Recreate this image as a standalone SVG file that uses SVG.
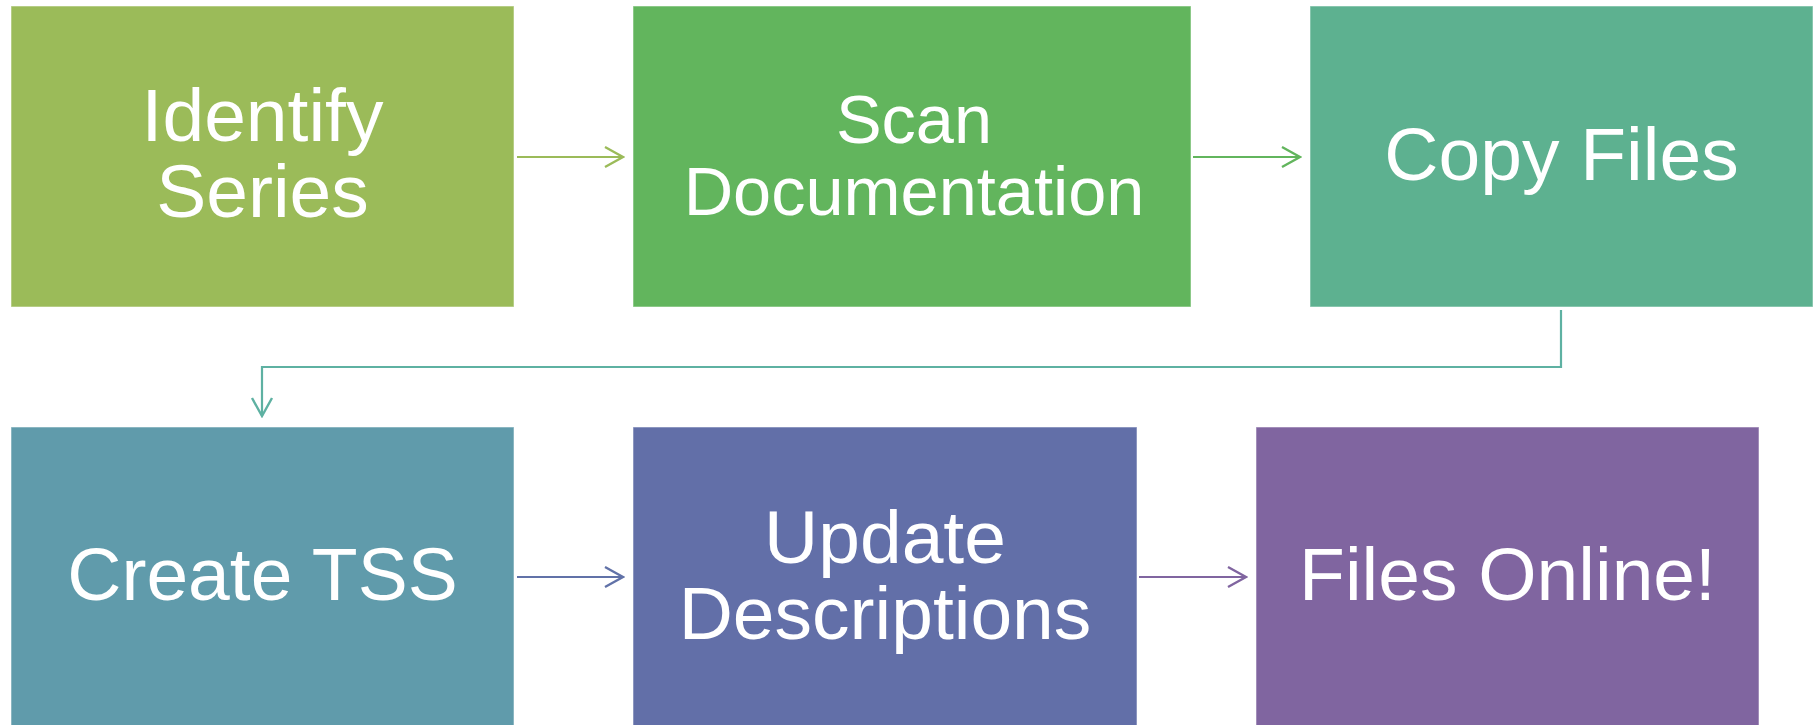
<svg xmlns="http://www.w3.org/2000/svg" width="1820" height="725" viewBox="0 0 1820 725">
  <style>
    .box { stroke: #ffffff; stroke-opacity: 0.45; stroke-width: 1.2; }
    .lbl { font-family: "Liberation Sans", Arial, sans-serif; font-size: 75px; fill: #ffffff; text-anchor: middle; }
    .sm { font-size: 68.5px; }
    .conn { fill: none; stroke-width: 2.2; }
  </style>
  <defs>
    <marker id="ah1" markerUnits="userSpaceOnUse" viewBox="0 0 22 24" refX="20" refY="12" markerWidth="22" markerHeight="24" orient="auto">
      <path d="M2,2 L20,12 L2,22" fill="none" stroke="#9bbb59" stroke-width="2.4"/>
    </marker>
    <marker id="ah2" markerUnits="userSpaceOnUse" viewBox="0 0 22 24" refX="20" refY="12" markerWidth="22" markerHeight="24" orient="auto">
      <path d="M2,2 L20,12 L2,22" fill="none" stroke="#62b55d" stroke-width="2.4"/>
    </marker>
    <marker id="ah3" markerUnits="userSpaceOnUse" viewBox="0 0 22 24" refX="20" refY="12" markerWidth="22" markerHeight="24" orient="auto">
      <path d="M2,2 L20,12 L2,22" fill="none" stroke="#5eb1a2" stroke-width="2.4"/>
    </marker>
    <marker id="ah4" markerUnits="userSpaceOnUse" viewBox="0 0 22 24" refX="20" refY="12" markerWidth="22" markerHeight="24" orient="auto">
      <path d="M2,2 L20,12 L2,22" fill="none" stroke="#6172a8" stroke-width="2.4"/>
    </marker>
    <marker id="ah5" markerUnits="userSpaceOnUse" viewBox="0 0 22 24" refX="20" refY="12" markerWidth="22" markerHeight="24" orient="auto">
      <path d="M2,2 L20,12 L2,22" fill="none" stroke="#8065a0" stroke-width="2.4"/>
    </marker>
  </defs>
  <rect width="1820" height="725" fill="#ffffff"/>

  <g id="connectors">
    <path class="conn" stroke="#9bbb59" d="M517,157 H623" marker-end="url(#ah1)"/>
    <path class="conn" stroke="#62b55d" d="M1193,157 H1300" marker-end="url(#ah2)"/>
    <path class="conn" stroke="#5eb1a2" d="M1561,310 V367 H262 V416" marker-end="url(#ah3)"/>
    <path class="conn" stroke="#6172a8" d="M517,577 H623" marker-end="url(#ah4)"/>
    <path class="conn" stroke="#8065a0" d="M1139,577 H1246" marker-end="url(#ah5)"/>
  </g>

  <g id="node-identify-series">
    <rect class="box" x="11" y="6" width="503" height="301" fill="#9bbb59"/>
    <text class="lbl" x="262.5" y="141">Identify</text>
    <text class="lbl" x="262.5" y="217">Series</text>
  </g>
  <g id="node-scan-documentation">
    <rect class="box" x="633" y="6" width="558" height="301" fill="#62b55d"/>
    <text class="lbl sm" x="914" y="143">Scan</text>
    <text class="lbl sm" x="914" y="215">Documentation</text>
  </g>
  <g id="node-copy-files">
    <rect class="box" x="1310" y="6" width="503" height="301" fill="#5db190"/>
    <text class="lbl" x="1561.5" y="180">Copy Files</text>
  </g>
  <g id="node-create-tss">
    <rect class="box" x="11" y="427" width="503" height="301" fill="#609bab"/>
    <text class="lbl" x="262.5" y="600">Create TSS</text>
  </g>
  <g id="node-update-descriptions">
    <rect class="box" x="633" y="427" width="504" height="301" fill="#626fa8"/>
    <text class="lbl" x="885" y="563">Update</text>
    <text class="lbl" x="885" y="639">Descriptions</text>
  </g>
  <g id="node-files-online">
    <rect class="box" x="1256" y="427" width="503" height="301" fill="#8065a0"/>
    <text class="lbl" x="1507.5" y="600">Files Online!</text>
  </g>
</svg>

*-*-*

DIRECTION → Repeat the listing in full and exactly. Leave any pictures out.

THE REPLY →
Recreate this image as a standalone SVG file that uses SVG.
<svg xmlns="http://www.w3.org/2000/svg" width="1820" height="725" viewBox="0 0 1820 725">
  <style>
    .box { stroke: #ffffff; stroke-opacity: 0.45; stroke-width: 1.2; }
    .lbl { font-family: "Liberation Sans", Arial, sans-serif; font-size: 75px; fill: #ffffff; text-anchor: middle; }
    .sm { font-size: 68.5px; }
    .conn { fill: none; stroke-width: 2.2; }
  </style>
  <defs>
    <marker id="ah1" markerUnits="userSpaceOnUse" viewBox="0 0 22 24" refX="20" refY="12" markerWidth="22" markerHeight="24" orient="auto">
      <path d="M2,2 L20,12 L2,22" fill="none" stroke="#9bbb59" stroke-width="2.4"/>
    </marker>
    <marker id="ah2" markerUnits="userSpaceOnUse" viewBox="0 0 22 24" refX="20" refY="12" markerWidth="22" markerHeight="24" orient="auto">
      <path d="M2,2 L20,12 L2,22" fill="none" stroke="#62b55d" stroke-width="2.4"/>
    </marker>
    <marker id="ah3" markerUnits="userSpaceOnUse" viewBox="0 0 22 24" refX="20" refY="12" markerWidth="22" markerHeight="24" orient="auto">
      <path d="M2,2 L20,12 L2,22" fill="none" stroke="#5eb1a2" stroke-width="2.4"/>
    </marker>
    <marker id="ah4" markerUnits="userSpaceOnUse" viewBox="0 0 22 24" refX="20" refY="12" markerWidth="22" markerHeight="24" orient="auto">
      <path d="M2,2 L20,12 L2,22" fill="none" stroke="#6172a8" stroke-width="2.4"/>
    </marker>
    <marker id="ah5" markerUnits="userSpaceOnUse" viewBox="0 0 22 24" refX="20" refY="12" markerWidth="22" markerHeight="24" orient="auto">
      <path d="M2,2 L20,12 L2,22" fill="none" stroke="#8065a0" stroke-width="2.4"/>
    </marker>
  </defs>
  <rect width="1820" height="725" fill="#ffffff"/>

  <g id="connectors">
    <path class="conn" stroke="#9bbb59" d="M517,157 H623" marker-end="url(#ah1)"/>
    <path class="conn" stroke="#62b55d" d="M1193,157 H1300" marker-end="url(#ah2)"/>
    <path class="conn" stroke="#5eb1a2" d="M1561,310 V367 H262 V416" marker-end="url(#ah3)"/>
    <path class="conn" stroke="#6172a8" d="M517,577 H623" marker-end="url(#ah4)"/>
    <path class="conn" stroke="#8065a0" d="M1139,577 H1246" marker-end="url(#ah5)"/>
  </g>

  <g id="node-identify-series">
    <rect class="box" x="11" y="6" width="503" height="301" fill="#9bbb59"/>
    <text class="lbl" x="262.5" y="141">Identify</text>
    <text class="lbl" x="262.5" y="217">Series</text>
  </g>
  <g id="node-scan-documentation">
    <rect class="box" x="633" y="6" width="558" height="301" fill="#62b55d"/>
    <text class="lbl sm" x="914" y="143">Scan</text>
    <text class="lbl sm" x="914" y="215">Documentation</text>
  </g>
  <g id="node-copy-files">
    <rect class="box" x="1310" y="6" width="503" height="301" fill="#5db190"/>
    <text class="lbl" x="1561.5" y="180">Copy Files</text>
  </g>
  <g id="node-create-tss">
    <rect class="box" x="11" y="427" width="503" height="301" fill="#609bab"/>
    <text class="lbl" x="262.5" y="600">Create TSS</text>
  </g>
  <g id="node-update-descriptions">
    <rect class="box" x="633" y="427" width="504" height="301" fill="#626fa8"/>
    <text class="lbl" x="885" y="563">Update</text>
    <text class="lbl" x="885" y="639">Descriptions</text>
  </g>
  <g id="node-files-online">
    <rect class="box" x="1256" y="427" width="503" height="301" fill="#8065a0"/>
    <text class="lbl" x="1507.5" y="600">Files Online!</text>
  </g>
</svg>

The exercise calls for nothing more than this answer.